_TASK DETAILS_:
Using the listing below, output only the lines from the one that contains "Write the Plotly code for this chart." through the one that contains "return (px - L) / (R - L)", inclusive, exactly as given and without images.
* * * *
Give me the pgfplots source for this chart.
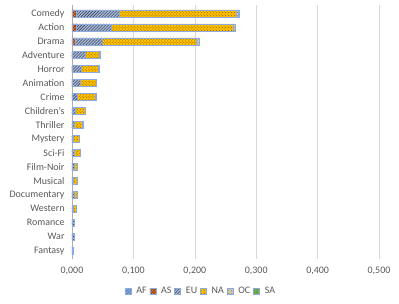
\documentclass[border=0pt]{standalone}
\usepackage{pgfplots}
\pgfplotsset{compat=1.18}
\usepackage{fontspec}
\setmainfont{Carlito}
\usetikzlibrary{patterns}
\definecolor{tickgray}{HTML}{595959}
\definecolor{gridgray}{HTML}{D9D9D9}
\definecolor{outl}{HTML}{8EA9DB}
\definecolor{afc}{HTML}{8FAADC}
\definecolor{afp}{HTML}{2F5597}
\definecolor{asc}{HTML}{ED7D31}
\definecolor{asp}{HTML}{843C0C}
\definecolor{euc}{HTML}{A9B8D4}
\definecolor{eup}{HTML}{1F2A44}
\definecolor{nac}{HTML}{FFC000}
\definecolor{nap}{HTML}{7F6000}
\definecolor{occ}{HTML}{C9C9C9}
\definecolor{ocp}{HTML}{BF9000}
\definecolor{sac}{HTML}{70AD47}
\definecolor{sap}{HTML}{375623}
\begin{document}
\begin{tikzpicture}
\begin{axis}[
  scale only axis,
  width=307bp, height=254bp,
  xbar stacked,
  bar width=7bp,
  xmin=0, xmax=0.5,
  ymin=-0.6, ymax=17.6,
  y dir=reverse,
  ytick={0,...,17},
  yticklabels={Comedy,Action,Drama,Adventure,Horror,Animation,Crime,Children's,Thriller,Mystery,Sci-Fi,Film-Noir,Musical,Documentary,Western,Romance,War,Fantasy},
  xtick={0,0.1,0.2,0.3,0.4,0.5},
  xticklabels={{0,000},{0,100},{0,200},{0,300},{0,400},{0,500}},
  xmajorgrids,
  grid style={gridgray, line width=0.6pt},
  axis line style={draw=none},
  extra x ticks={0},
  extra x tick labels={},
  extra x tick style={grid style={draw=gridgray!80!black, line width=0.6pt}},
  major tick length=0pt,
  tick label style={font=\fontsize{10}{11}\selectfont, text=tickgray},
  yticklabel style={xshift=-4bp},
  xticklabel style={yshift=-5bp},
  legend style={at={(0.42,-0.095)}, anchor=north, draw=none, font=\fontsize{10}{11}\selectfont, text=tickgray, legend columns=6, column sep=3bp, /tikz/every even column/.append style={column sep=1bp}},
  legend image code/.code={\draw[#1] (0bp,-3bp) rectangle (6bp,3bp);},
]
\addplot[fill=afc, draw=outl, line width=0.5pt, postaction={pattern=north east lines, pattern color=afp}] coordinates {
(0.001,0) (0.001,1) (0.001,2) (0,3) (0,4) (0,5) (0,6) (0,7) (0,8) (0,9) (0,10) (0,11) (0,12) (0,13) (0,14) (0,15) (0,16) (0,17)};
\addlegendentry{AF}
\addplot[fill=asc, draw=outl, line width=0.5pt, postaction={pattern=crosshatch, pattern color=asp}] coordinates {
(0.006,0) (0.006,1) (0.004,2) (0.001,3) (0.001,4) (0.001,5) (0,6) (0,7) (0,8) (0,9) (0,10) (0,11) (0,12) (0,13) (0,14) (0,15) (0,16) (0,17)};
\addlegendentry{AS}
\addplot[fill=euc, draw=outl, line width=0.5pt, postaction={pattern=north east lines, pattern color=eup}] coordinates {
(0.070,0) (0.057,1) (0.044,2) (0.020,3) (0.014,4) (0.012,5) (0.009,6) (0.006,7) (0.003,8) (0.002,9) (0.003,10) (0.003,11) (0.002,12) (0.003,13) (0.002,14) (0.003,15) (0.003,16) (0.002,17)};
\addlegendentry{EU}
\addplot[fill=nac, draw=outl, line width=0.5pt, postaction={pattern=crosshatch dots, pattern color=nap}] coordinates {
(0.191,0) (0.199,1) (0.153,2) (0.024,3) (0.028,4) (0.026,5) (0.029,6) (0.015,7) (0.014,8) (0.009,9) (0.010,10) (0.006,11) (0.006,12) (0.005,13) (0.005,14) (0.001,15) (0,16) (0,17)};
\addlegendentry{NA}
\addplot[fill=occ, draw=outl, line width=0.5pt, postaction={pattern=crosshatch dots, pattern color=ocp}] coordinates {
(0.003,0) (0.003,1) (0.005,2) (0.001,3) (0.001,4) (0.001,5) (0.001,6) (0.001,7) (0.001,8) (0,9) (0,10) (0,11) (0,12) (0,13) (0,14) (0,15) (0,16) (0,17)};
\addlegendentry{OC}
\addplot[fill=sac, draw=outl, line width=0.5pt, postaction={pattern=dots, pattern color=sap}] coordinates {
(0.001,0) (0,1) (0.001,2) (0,3) (0,4) (0,5) (0,6) (0,7) (0,8) (0,9) (0,10) (0,11) (0,12) (0,13) (0,14) (0,15) (0,16) (0,17)};
\addlegendentry{SA}
\end{axis}
\path (-72bp,-45bp) rectangle (327bp,259bp);
\end{tikzpicture}
\end{document}
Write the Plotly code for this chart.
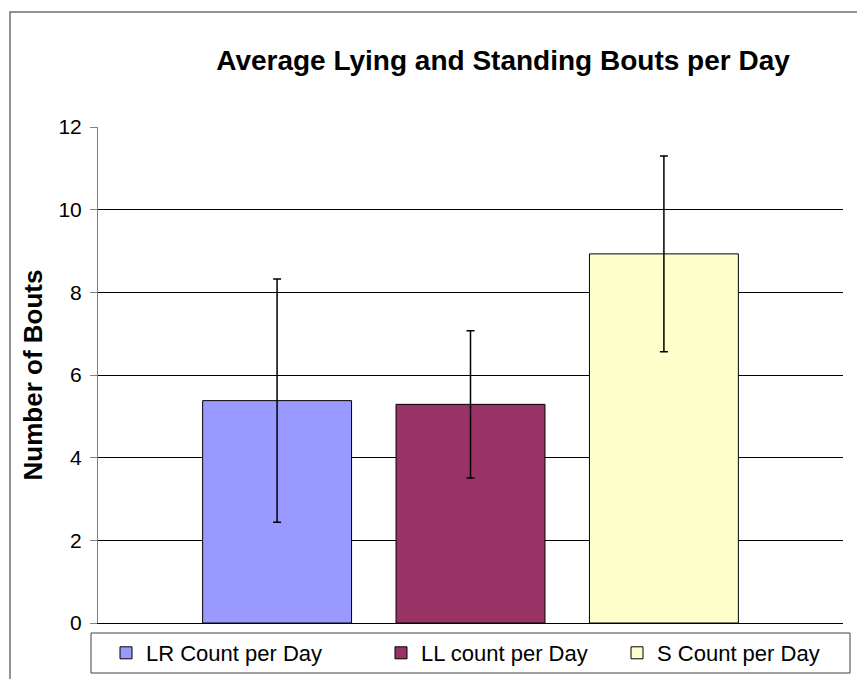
import plotly.graph_objects as go

# Data
categories = ["LR Count per Day", "LL count per Day", "S Count per Day"]
means = [5.38, 5.29, 8.93]
errors = [2.94, 1.78, 2.37]
colors = ["#9999FF", "#993366", "#FFFFCC"]
y_ticks = [0, 2, 4, 6, 8, 10, 12]

FONT = "Arial, 'Liberation Sans', sans-serif"

# page body has an 8px default margin
OFF = 8
W, H = 865, 679
L, R, T, B = 98, 843, 127, 623


def px_x(px):
    return (px - L) / (R - L)


def px_y(py):
    return (B - py) / (B - T)


legend_names = ["legend", "legend2", "legend3"]
legend_left = [106, 381, 617]

fig = go.Figure()
for cat, m, e, c, lg in zip(categories, means, errors, colors, legend_names):
    fig.add_trace(go.Bar(
        x=[cat], y=[m], name=cat,
        width=0.77, legend=lg,
        marker=dict(color=c, line=dict(color="#000000", width=1)),
        error_y=dict(type="data", array=[e], visible=True,
                     color="#000000", thickness=1.5, width=4),
    ))

legend_common = dict(orientation="h", xanchor="left", yanchor="middle",
                     y=px_y(653), bgcolor="rgba(0,0,0,0)", borderwidth=0,
                     font=dict(size=22, family=FONT, color="#000000"),
                     itemclick=False, itemdoubleclick=False)

fig.update_layout(
    width=W - OFF, height=H - OFF,
    margin=dict(l=L - OFF, r=W - R, t=T - OFF, b=H - B, autoexpand=False),
    paper_bgcolor="white", plot_bgcolor="white",
    barmode="overlay",
    font=dict(family=FONT, color="#000000"),
    title=dict(text="<b>Average Lying and Standing Bouts per Day</b>",
               font=dict(size=28, family=FONT, color="#000000"),
               x=(503 - OFF) / (W - OFF), xref="container", xanchor="center",
               y=1 - (60 - OFF) / (H - OFF), yref="container",
               yanchor="middle"),
    xaxis=dict(categoryorder="array", categoryarray=categories,
               range=[-0.926, 2.926], showticklabels=False, ticks="",
               showgrid=False, showline=True, linecolor="#000000",
               linewidth=1, zeroline=False, fixedrange=True),
    yaxis=dict(range=[0, 12], tickvals=y_ticks,
               ticktext=[str(v) for v in y_ticks],
               tickfont=dict(size=21, family=FONT, color="#000000"),
               ticks="outside", ticklen=7, tickcolor="#808080",
               ticklabelstandoff=4,
               showline=True, linecolor="#808080", linewidth=1,
               showgrid=True, gridcolor="#000000", gridwidth=1,
               zeroline=False,
               title=dict(text="<b>Number of Bouts</b>",
                          font=dict(size=26, family=FONT, color="#000000"),
                          standoff=8)),
    legend=dict(x=px_x(legend_left[0]), **legend_common),
    legend2=dict(x=px_x(legend_left[1]), **legend_common),
    legend3=dict(x=px_x(legend_left[2]), **legend_common),
    showlegend=True,
    shapes=[
        dict(type="rect", xref="paper", yref="paper",
             x0=px_x(10), x1=1.3, y0=-0.3, y1=px_y(12),
             line=dict(color="#707070", width=1.5),
             fillcolor="rgba(0,0,0,0)", layer="below"),
        dict(type="rect", xref="paper", yref="paper",
             x0=px_x(91), x1=px_x(850), y0=px_y(673), y1=px_y(633),
             line=dict(color="#404040", width=1),
             fillcolor="white", layer="below"),
    ],
)

fig.write_html("out.html")
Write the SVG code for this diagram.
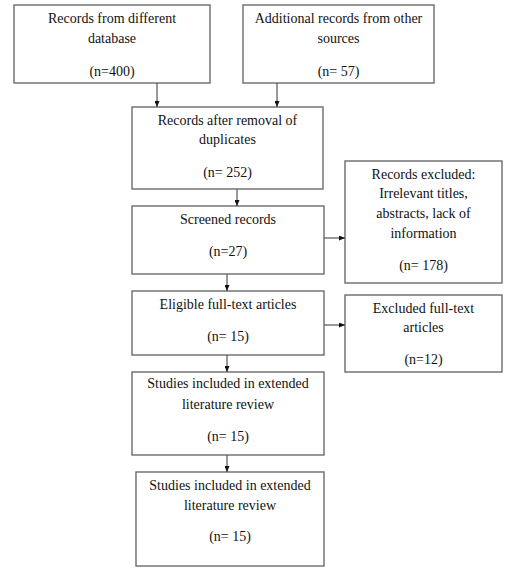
<svg xmlns="http://www.w3.org/2000/svg" width="525" height="577" viewBox="0 0 525 577">
<style>
.box{fill:#fff;stroke:#6b6b6b;stroke-width:1.4}
text{font-family:"Liberation Serif","Times New Roman",serif;font-size:14px;fill:#111;text-anchor:middle}
.con line{stroke:#555;stroke-width:1.2;marker-end:url(#ah)}
</style>
<defs>
<marker id="ah" markerWidth="6" markerHeight="5" refX="6" refY="2.5" orient="auto" markerUnits="userSpaceOnUse">
<path d="M0,0 L6,2.5 L0,5 Z" fill="#111"/>
</marker>
</defs>
<rect width="525" height="577" fill="#fff"/>
<g id="n1"><rect class="box" x="14" y="5" width="196" height="78"/>
<text x="112" y="23">Records from different</text><text x="112" y="43">database</text><text x="112" y="76">(n=400)</text></g>
<g id="n2"><rect class="box" x="243" y="5" width="191" height="78"/>
<text x="338.5" y="23">Additional records from other</text><text x="338.5" y="43">sources</text><text x="338.5" y="76">(n= 57)</text></g>
<g id="n3"><rect class="box" x="132" y="107" width="191" height="82"/>
<text x="227.5" y="125">Records after removal of</text><text x="227.5" y="144">duplicates</text><text x="227.5" y="177">(n= 252)</text></g>
<g id="n4"><rect class="box" x="345" y="161" width="157" height="122"/>
<text x="423.5" y="179">Records excluded:</text><text x="423.5" y="198">Irrelevant titles,</text><text x="423.5" y="218">abstracts, lack of</text><text x="423.5" y="238">information</text><text x="423.5" y="270">(n= 178)</text></g>
<g id="n5"><rect class="box" x="132" y="206" width="192" height="68"/>
<text x="228" y="224">Screened records</text><text x="228" y="256">(n=27)</text></g>
<g id="n6"><rect class="box" x="132" y="291" width="192" height="64"/>
<text x="228" y="309">Eligible full-text articles</text><text x="228" y="341">(n= 15)</text></g>
<g id="n7"><rect class="box" x="345" y="295" width="157" height="77"/>
<text x="423.5" y="313">Excluded full-text</text><text x="423.5" y="332">articles</text><text x="423.5" y="364">(n=12)</text></g>
<g id="n8"><rect class="box" x="132" y="372" width="192" height="83"/>
<text x="228" y="388">Studies included in extended</text><text x="228" y="409">literature review</text><text x="228" y="441">(n= 15)</text></g>
<g id="n9"><rect class="box" x="136" y="472" width="188" height="94"/>
<text x="230" y="490">Studies included in extended</text><text x="230" y="510">literature review</text><text x="230" y="541">(n= 15)</text></g>
<g id="connectors" class="con">
<line x1="157" y1="83" x2="157" y2="107"/>
<line x1="277" y1="83" x2="277" y2="107"/>
<line x1="237" y1="189" x2="237" y2="206"/>
<line x1="324" y1="238" x2="345" y2="238"/>
<line x1="227" y1="274" x2="227" y2="291"/>
<line x1="324" y1="325" x2="345" y2="325"/>
<line x1="227" y1="355" x2="227" y2="372"/>
<line x1="227" y1="455" x2="227" y2="472"/>
</g>
</svg>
* * * *
_CORRECT RESULT_:
Write the Plotly code for this chart.
import plotly.graph_objects as go

# Data
categories = ["LR Count per Day", "LL count per Day", "S Count per Day"]
means = [5.38, 5.29, 8.93]
errors = [2.94, 1.78, 2.37]
colors = ["#9999FF", "#993366", "#FFFFCC"]
y_ticks = [0, 2, 4, 6, 8, 10, 12]

FONT = "Arial, 'Liberation Sans', sans-serif"

# page body has an 8px default margin
OFF = 8
W, H = 865, 679
L, R, T, B = 98, 843, 127, 623


def px_x(px):
    return (px - L) / (R - L)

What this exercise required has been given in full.